> _Goal of the exercise_: Begin with the first line of the material and copy each line word for word through the line that contains "from matplotlib.lines import Line2D"; the pictures are left out.

--

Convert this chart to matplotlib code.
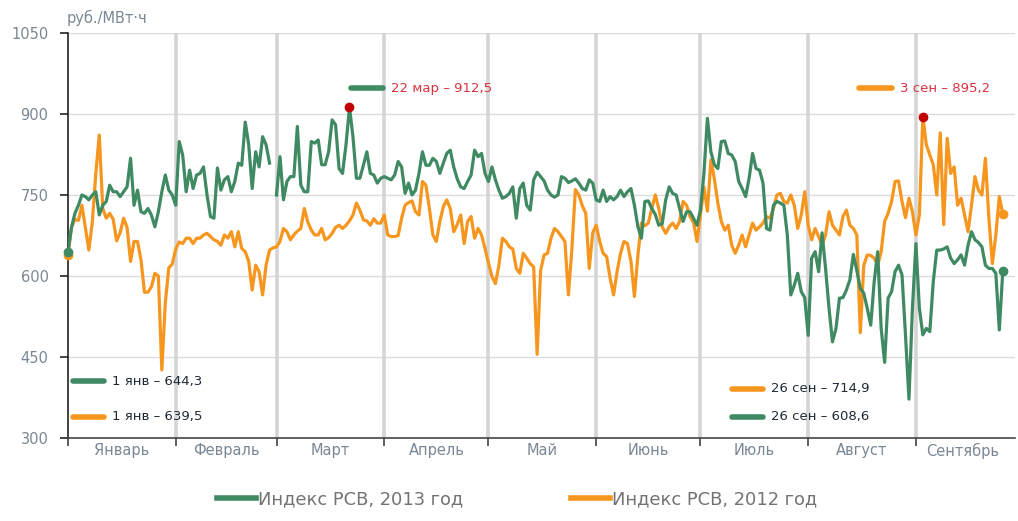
import numpy as np
import matplotlib
matplotlib.use('Agg')
import matplotlib.pyplot as plt
from matplotlib.lines import Line2D

# ── Данные: индекс РСВ по дням (день 0 = 1 янв, ось по календарю 2012 г.) ──
rsv_2013 = [
    644.3, 690, 716, 731, 750, 747, 741, 750, 756, 713, 731, 738, 768, 756, 756, 747,
    756, 765, 818, 731, 759, 719, 716, 725, 713, 691, 719, 756, 787, 759, 750,
    731, 849, 824, 756, 796, 762, 787, 790, 802, 750, 710, 707, 800, 759, 778,
    784, 756, 775, 809, 805, 885, 843, 762, 830, 802, 858, 843, 809, np.nan,
    750, 821, 741, 775, 784, 784, 877, 768, 756, 756, 849, 846, 852, 806, 806,
    830, 889, 880, 799, 790, 843, 912.5, 858, 781, 781, 805, 830, 790, 787, 772, 781,
    784, 781, 778, 787, 812, 802, 753, 772, 750, 759, 790, 830, 805, 805, 818,
    812, 790, 809, 827, 833, 802, 780, 765, 762, 775, 787, 833, 821, 827, 790,
    775, 802, 778, 759, 744, 747, 753, 765, 707, 762, 772, 731, 722, 778, 792,
    784, 776, 759, 750, 746, 750, 784, 781, 773, 776, 780, 772, 762, 759, 778, 772,
    741, 738, 759, 738, 747, 741, 747, 759, 747, 756, 762, 731, 691, 670, 738,
    739, 725, 714, 694, 697, 741, 765, 753, 750, 725, 701, 719, 719, 707, 694,
    722, 790, 892, 830, 806, 799, 849, 850, 827, 824, 812, 775, 762, 747, 781,
    827, 799, 796, 772, 688, 685, 731, 738, 735, 731, 676, 565, 583, 605, 571, 560,
    490, 633, 645, 608, 680, 614, 540, 478, 503, 559, 560, 574, 593, 640, 610,
    577, 568, 540, 509, 590, 645, 503, 440, 559, 571, 608, 620, 602, 491, 372,
    540, 660, 540, 491, 503, 497, 590, 648, 648, 650, 654, 633, 623, 630, 639,
    620, 657, 682, 667, 662, 654, 620, 614, 614, 605, 500, 608.6,
]

rsv_2012 = [
    639.5, 690, 705, 703, 731, 690, 648, 700, 790, 861, 725, 707, 716, 705, 665, 680,
    707, 690, 627, 664, 664, 630, 570, 570, 580, 605, 600, 426, 550, 615, 622,
    650, 663, 660, 670, 670, 660, 670, 670, 676, 679, 673, 667, 664, 657, 676,
    670, 682, 654, 682, 651, 645, 627, 574, 620, 608, 565, 620, 648, 652,
    654, 664, 688, 682, 667, 676, 683, 688, 725, 700, 685, 676, 676, 688, 667,
    671, 679, 690, 694, 688, 694, 702, 713, 735, 722, 704, 702, 694, 706, 698, 698,
    713, 676, 673, 673, 675, 707, 731, 736, 739, 719, 713, 775, 768, 725, 676,
    664, 701, 728, 741, 725, 682, 695, 713, 660, 701, 710, 670, 688, 676, 651,
    624, 599, 586, 620, 670, 664, 654, 650, 614, 605, 642, 633, 623, 617, 455,
    610, 639, 642, 670, 688, 682, 673, 664, 565, 650, 760, 750, 730, 716, 614, 680,
    694, 664, 642, 636, 596, 565, 608, 642, 664, 660, 627, 562, 639, 698, 693,
    698, 725, 750, 725, 691, 679, 691, 698, 688, 701, 738, 731, 710, 699, 664,
    713, 765, 720, 815, 780, 735, 701, 685, 694, 657, 642, 657, 676, 654, 676,
    698, 685, 691, 698, 710, 707, 725, 750, 753, 738, 735, 750, 731, 688, 713, 756,
    694, 667, 688, 673, 657, 676, 719, 694, 685, 676, 710, 722, 694, 688, 676,
    495, 620, 639, 638, 633, 620, 645, 701, 716, 738, 775, 776, 738, 708, 744,
    719, 676, 713, 895.2, 843, 824, 806, 750, 865, 695, 855, 790, 802, 731, 744,
    713, 682, 731, 784, 759, 750, 818, 707, 623, 676, 747, 714.9,
]

months = ['Январь', 'Февраль', 'Март', 'Апрель', 'Май', 'Июнь', 'Июль', 'Август', 'Сентябрь']
month_days = [31, 29, 31, 30, 31, 30, 31, 31, 27]   # сентябрь до конца оси
y_ticks = [300, 450, 600, 750, 900, 1050]

# ── Цвета ──
GREEN = '#3f8a63'
ORANGE = '#f7961e'
RED = '#c00000'
RED_TEXT = '#d9333f'
AXIS_TEXT = '#7a8794'
GRID = '#dcdcdc'
VGRID = '#d5d5d5'
DARK = '#1e2a36'

plt.rcParams['font.family'] = ['DejaVu Sans']

fig = plt.figure(figsize=(10.18, 5.21), dpi=100)
fig.patch.set_facecolor('white')
ax = fig.add_axes([0.0668, 0.1593, 0.9302, 0.7774])

days = np.arange(len(rsv_2013))
edges = np.concatenate([[0], np.cumsum(month_days)])

# сетка
for yv in y_ticks[1:]:
    ax.axhline(yv, color=GRID, lw=1.0, zorder=0)
for e in edges[1:-1]:
    ax.axvline(e, color=VGRID, lw=2.6, zorder=0)

ax.plot(days, rsv_2012, color=ORANGE, lw=2.3, solid_joinstyle='round', zorder=2)
ax.plot(days, rsv_2013, color=GREEN, lw=2.3, solid_joinstyle='round', zorder=3)

# точки начала/конца
ax.plot([days[0]], [rsv_2012[0]], 'o', color=ORANGE, ms=6, zorder=4, clip_on=False)
ax.plot([days[0]], [rsv_2013[0]], 'o', color=GREEN, ms=6, zorder=4, clip_on=False)
ax.plot([days[-1]], [rsv_2012[-1]], 'o', color=ORANGE, ms=6, zorder=4, clip_on=False)
ax.plot([days[-1]], [rsv_2013[-1]], 'o', color=GREEN, ms=6, zorder=4, clip_on=False)

# максимумы
i13 = int(np.nanargmax(rsv_2013))
i12 = int(np.nanargmax(rsv_2012))
ax.plot([days[i13]], [rsv_2013[i13]], 'o', color=RED, ms=6, zorder=5)
ax.plot([days[i12]], [rsv_2012[i12]], 'o', color=RED, ms=6, zorder=5)

ax.set_xlim(0, edges[-1] + 1.5)
ax.set_ylim(300, 1050)

# оси
for s in ['top', 'right']:
    ax.spines[s].set_visible(False)
ax.spines['left'].set_color('#222222')
ax.spines['bottom'].set_color('#444444')
ax.spines['left'].set_linewidth(1.2)
ax.spines['bottom'].set_linewidth(1.2)

ax.set_yticks(y_ticks)
ax.set_yticklabels([str(v) for v in y_ticks])
ax.tick_params(axis='y', length=6, width=1.2, color='#222222',
               labelsize=10.5, labelcolor=AXIS_TEXT, pad=8)

ax.set_xticks(edges[:-1])
ax.set_xticklabels([])
ax.tick_params(axis='x', length=6, width=1.2, color='#444444', direction='out')
centers = (edges[:-1] + edges[1:]) / 2
for c, m in zip(centers, months):
    ax.text(c, -0.012, m, transform=ax.get_xaxis_transform(),
            ha='center', va='top', fontsize=10.5, color=AXIS_TEXT)

fig.text(0.065, 0.965, 'руб./МВт·ч', fontsize=10.5, color=AXIS_TEXT,
         ha='left', va='center')

# подписи внутри графика
def tag(x0, x1, y, color, text, tcolor, gap=2.3):
    ax.plot([x0, x1], [y, y], color=color, lw=4, solid_capstyle='round',
            zorder=6, clip_on=False)
    ax.text(x1 + gap, y, text, color=tcolor, fontsize=9.5,
            ha='left', va='center', zorder=6)

def fmt(v):
    return f'{v:.1f}'.replace('.', ',')

tag(1.3, 10.3, 405, GREEN, f'1 янв – {fmt(rsv_2013[0])}', DARK)
tag(1.3, 10.3, 339, ORANGE, f'1 янв – {fmt(rsv_2012[0])}', DARK)
tag(191, 200, 391, ORANGE, f'26 сен – {fmt(rsv_2012[-1])}', DARK)
tag(191, 200, 339, GREEN, f'26 сен – {fmt(rsv_2013[-1])}', DARK)
tag(81.5, 90.7, 948, GREEN, f'22 мар – {fmt(rsv_2013[i13])}', RED_TEXT)
tag(227.7, 237.1, 948, ORANGE, f'3 сен – {fmt(rsv_2012[i12])}', RED_TEXT)

# легенда
handles = [Line2D([0], [0], color=GREEN, lw=4),
           Line2D([0], [0], color=ORANGE, lw=4)]
leg = fig.legend(handles, ['Индекс РСВ, 2013 год', 'Индекс РСВ, 2012 год'],
                 loc='center', bbox_to_anchor=(0.508, 0.042), ncol=2, frameon=False,
                 fontsize=12.9, handlelength=2.2, handletextpad=0.12, columnspacing=6.0)
for t in leg.get_texts():
    t.set_color('#737373')

fig.savefig('out.png', dpi=100, facecolor='white')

--

> _Solved problem_:
Convert this chart to matplotlib code.
import numpy as np
import matplotlib
matplotlib.use('Agg')
import matplotlib.pyplot as plt
from matplotlib.lines import Line2D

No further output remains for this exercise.